A few denominational preachers with whom I am acquainted occasionally "dedicate" babies, but they have a creed that tells them how to do it: they sprinkle water on the heads of the babies; but they have one up on me — I have no creed or guide in such matters, except the Bible, and it does not tell me anything about dedicating either meeting houses or babies; therefore, I have no way of ever learning how to dedicate babies, meeting houses, pots, pans, kettles, recreation halls, ping pong tables or anything else that the Bible does not tell me how to dedicate. The Old Testament reveals that some of these things were dedicated under the law of Moses, but Paul said something in Col. 2:14-16 about the abolition of that Old Testament "bond" with its meats, drinks, feast days, new moons, Sabbath days and other ordinances of the law.

Therefore, I am left without chart or compass in the practice of all these shadows of the law, which are not included in the gospel of Christ. In trying to dedicate a meeting house I would not know whether to squirt holy water all over the place, or fumigate the fellowship hall, or light a candle. Which would you do, if you were called on to "dedicate" a meeting house? And by what authority would you do it?

Occasionally some one gets all hot and bothered over something which the Bible says nothing, and excitedly proclaims, "We ought to put Christ into Christmas." That is another thing that I never did know how to do. Frankly, I do not know that Christ wants us to put him into Christmas; he may be trying to stay out of it. If he really had wanted us to put him into Christmas, surely he would have said something about it in the inspired scriptures which he gave to furnish us completely unto every good work. (2 Tim. 3:16, 17) It would embarrass me very much indeed if Jesus should slip up on me and catch me trying to put him into something that he is trying to stay out of. I feel that way about all religious work, worship and performances about which Jesus says nothing but to condemn them.

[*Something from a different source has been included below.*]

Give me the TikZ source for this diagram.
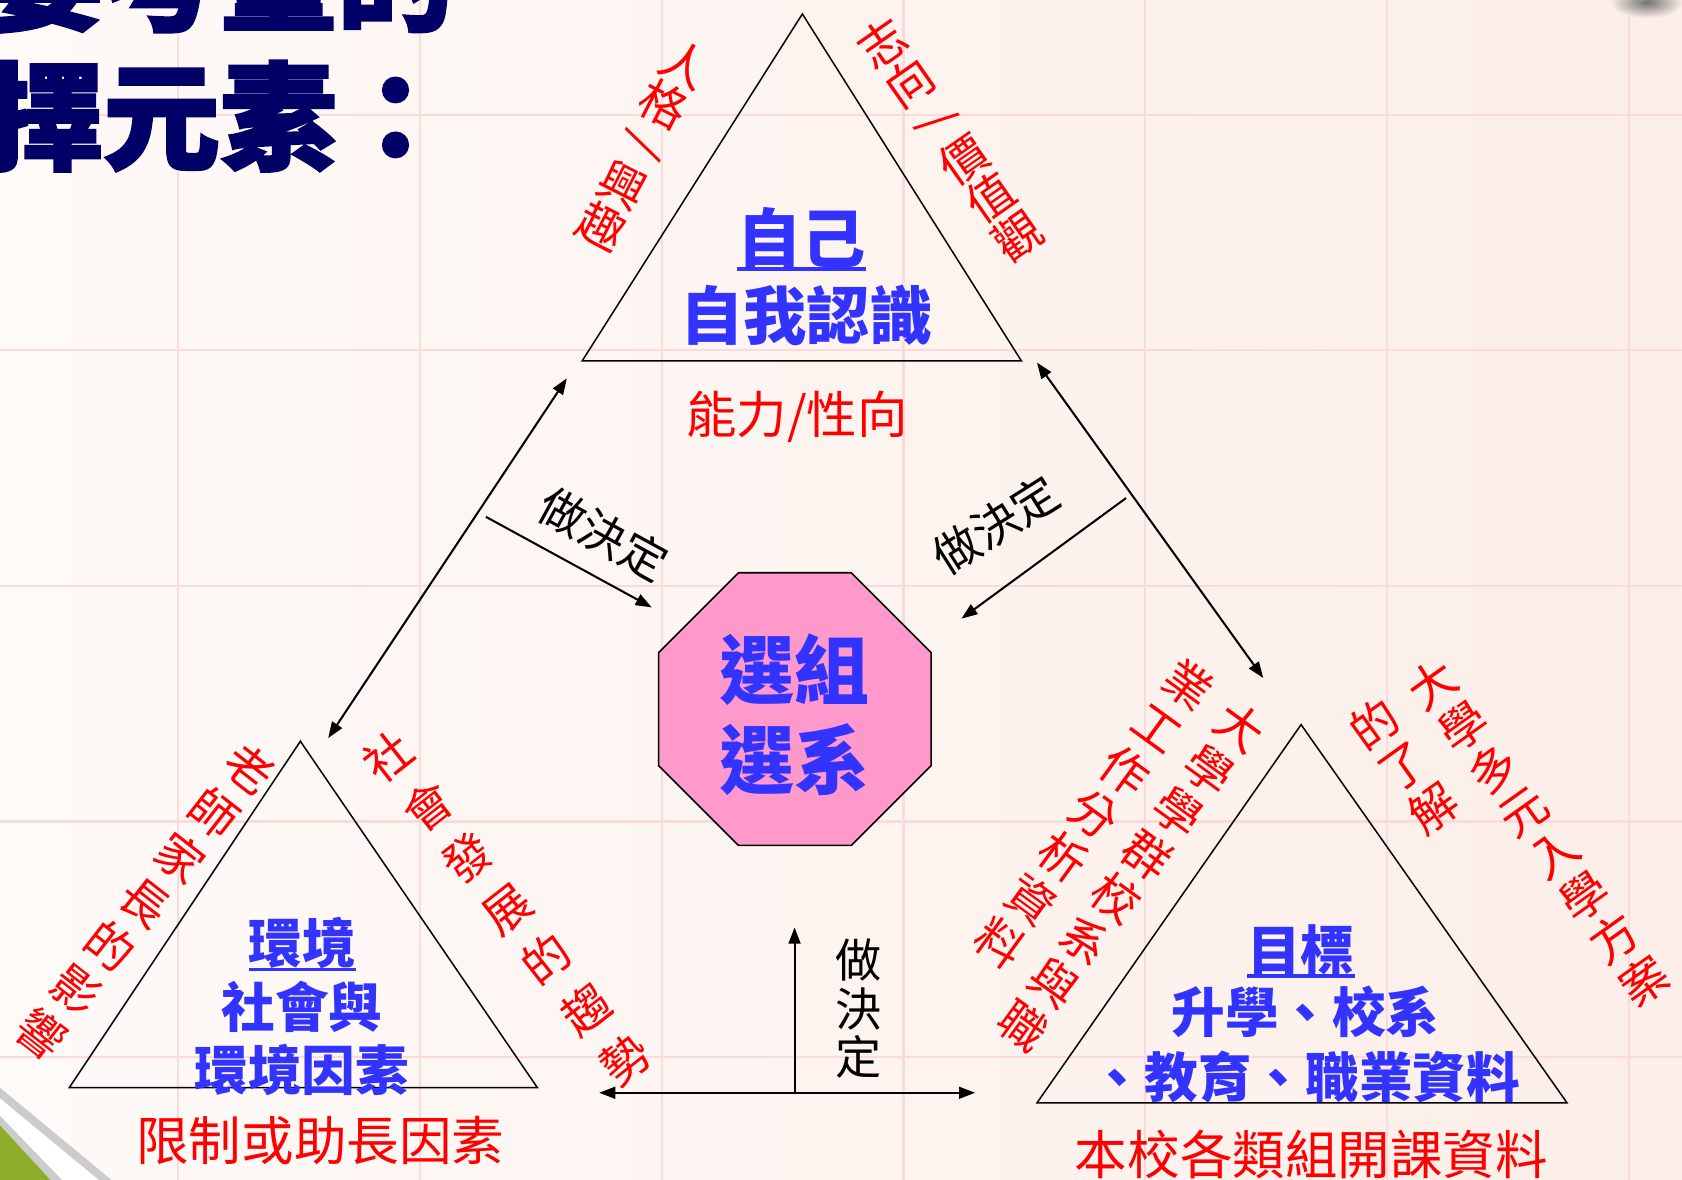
\documentclass[tikz,border=0pt]{standalone}
\usepackage{fontspec}
\usepackage{graphicx}
\setmainfont{Noto Sans CJK TC}
\newfontfamily\titlefont[BoldFeatures={FakeBold=2}]{Noto Sans CJK TC}
\usetikzlibrary{arrows.meta,shapes.geometric}
\definecolor{bgleft}{HTML}{FEFAF8}
\definecolor{bgright}{HTML}{FCEEE8}
\definecolor{gridpink}{HTML}{FADADA}
\definecolor{navy}{HTML}{000066}
\definecolor{wordblue}{HTML}{3333FF}
\definecolor{octpink}{HTML}{FF99CC}
\definecolor{leafgreen}{HTML}{8DAE2C}

\begin{document}
\begin{tikzpicture}[x=1pt, y=1pt,
  every node/.style={inner sep=0pt},
  tri/.style={draw, line width=1.4pt},
  arr/.style={line width=1.9pt, -{Triangle[length=15pt, width=11pt]}},
  dblarr/.style={line width=1.9pt, {Triangle[length=15pt, width=11pt]}-{Triangle[length=15pt, width=11pt]}},
  uline/.style={draw=wordblue, line width=3.3pt},
  bluetext/.style={text=wordblue, align=center, font=\fontsize{50}{59}\selectfont\bfseries},
  redtext/.style={text=red, font=\fontsize{#1}{#1}\selectfont},
  redcol/.style={text=red, align=center, font={\fontsize{44}{#1}\selectfont\lineskiplimit=-100pt}},
  blackcol/.style={align=center, font={\fontsize{43}{#1}\selectfont\lineskiplimit=-100pt}},
  decide/.style={font=\fontsize{43}{43}\selectfont}]

\useasboundingbox (0,0) rectangle (1568,-1100);
\clip (0,0) rectangle (1568,-1100);
\shade[left color=bgleft, right color=bgright] (0,0) rectangle (1568,-1100);
\foreach \x in {166,391.4,616.8,842.2,1067.6,1293,1518.4}
  \draw[gridpink, line width=2pt] (\x,0) -- (\x,-1100);
\foreach \y in {107,326.6,546.2,765.8,985.4}
  \draw[gridpink, line width=2pt] (0,-\y) -- (1568,-\y);
\shade[inner color=black!55, outer color=bgright] (1535,-2) ellipse (34 and 15);
\fill[black!20] (0,-1014) -- (104,-1100) -- (47,-1100) -- (0,-1049) -- cycle;
\fill[white] (0,-1024) -- (92,-1100) -- (58,-1100) -- (0,-1040) -- cycle;
\fill[leafgreen] (0,-1049) -- (47,-1100) -- (0,-1100) -- cycle;

\node[anchor=west, text=navy, font=\titlefont\bfseries\fontsize{109}{109}\selectfont] (title1) at (-122,21.6) {主要考量的};
\node[anchor=west, text=navy, font=\titlefont\bfseries\fontsize{109}{109}\selectfont] (title2) at (-122,-108.4) {選擇元素：};

\draw[tri] (748,-13) -- (542.7,-336.5) -- (952.2,-336.5) -- cycle;
\draw[tri] (280,-691) -- (64.5,-1014) -- (501,-1014) -- cycle;
\draw[tri] (1212.9,-675.5) -- (966.7,-1028.1) -- (1460.8,-1028.1) -- cycle;

\node[regular polygon, regular polygon sides=8, minimum size=275pt, draw, line width=1.5pt, fill=octpink] (choice) at (741,-661) {};
\node[text=wordblue, align=center, font=\fontsize{70}{84}\selectfont\bfseries] (choicetext) at (741,-666) {選組\\選系};

\coordinate (selfL) at (528.4,-352.7);
\coordinate (envT) at (306,-688);
\coordinate (selfR) at (966.7,-338);
\coordinate (goalT) at (1177.6,-632);
\coordinate (leftA) at (453,-481.8);
\coordinate (leftB) at (607.5,-566.2);
\coordinate (rightA) at (1049.7,-464.3);
\coordinate (rightB) at (896.3,-576.7);
\coordinate (baseL) at (558.6,-1018.7);
\coordinate (baseR) at (909,-1018.7);
\coordinate (baseM) at (740.7,-1018.7);
\coordinate (upTip) at (740.7,-864.6);

\draw[dblarr] (selfL) -- (envT);
\draw[dblarr] (selfR) -- (goalT);
\draw[arr] (leftA) -- (leftB);
\draw[arr] (rightA) -- (rightB);
\draw[dblarr] (baseL) -- (baseR);
\draw[arr] (baseM) -- (upTip);

\node[decide, rotate=-28.7] (decideA) at (562.4,-497.6) {做決定};
\node[decide, rotate=32.3] (decideB) at (928.5,-489.2) {做決定};
\node[blackcol=45.2] (decideC) at (800.3,-940.2) {做\\決\\定};

\node[bluetext, font=\fontsize{60}{60}\selectfont\bfseries] (self) at (747.5,-222.2) {自己};
\draw[uline] (self.south west) -- (self.south east);
\node[bluetext, font=\fontsize{59}{59}\selectfont\bfseries] (selfknow) at (752,-293.7) {自我認識};
\node[redtext=47] (ability) at (743,-388.5) {能力/性向};
\node[redcol=42.4, rotate=-27] (persona) at (599.5,-135.2) {人\\格\\\raisebox{.56em}{\rotatebox{-90}{/}}\\興\\趣};
\node[redcol=43.8, rotate=35] (values) at (885.4,-130.5) {志\\向\\\raisebox{.56em}{\rotatebox{-90}{/}}\\價\\值\\觀};

\node[bluetext] (env) at (282,-879.4) {環境};
\draw[uline] (env.south west) -- (env.south east);
\node[bluetext] (envtext) at (281.5,-968) {社會與\\環境因素};
\node[redtext=49] (limits) at (298.6,-1062.8) {限制或助長因素};
\node[redcol=52.3, rotate=-38] (elders) at (135.3,-840.6) {老\\師\\家\\長\\的\\影\\響};
\node[redcol=59.8, rotate=38] (trend) at (472.3,-846.8) {社\\會\\發\\展\\的\\趨\\勢};

\node[bluetext] (goal) at (1212.7,-886) {目標};
\draw[uline] (goal.south west) -- (goal.south east);
\node[bluetext, font=\fontsize{50}{60.6}\selectfont\bfseries] (goaltext) at (1217,-973.7) {升學、校系\\、教育、職業資料};
\node[redtext=49] (courses) at (1222.6,-1075.7) {本校各類組開課資料};
\node[redcol=49.2, rotate=-36] (groupsA) at (1055.3,-816.8) {大\\學\\學\\群\\校\\系\\與\\職};
\node[redcol=49.6, rotate=-36] (groupsB) at (1020,-759) {業\\工\\作\\分\\析\\資\\料};
\node[redcol=48.6, rotate=35.5] (planA) at (1434.4,-776) {大\\學\\多\\元\\入\\學\\方\\案};
\node[redcol=47.9, rotate=35.5] (planB) at (1308.6,-714.5) {的\\了\\解};
\end{tikzpicture}
\end{document}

Entirely too many of our own brethren seem to stand in readiness always to trot along after the suggestions and performances of some one "on the march" without even glancing at the scriptures to see whether these things are so. (Acts 17:11) When some one tries to get them to take a look at the word of the Lord, they usually just shut both eyes and yell aloud: "Hobby-rider! Anti! We do many things for which we have no authority!" And that's the reason why we have Romanism, denominationalism and just about all the human institutions that uninspired men can think of, through which to do the work which the Lord assigned to the churches; that's why we're having so much trouble in the churches today.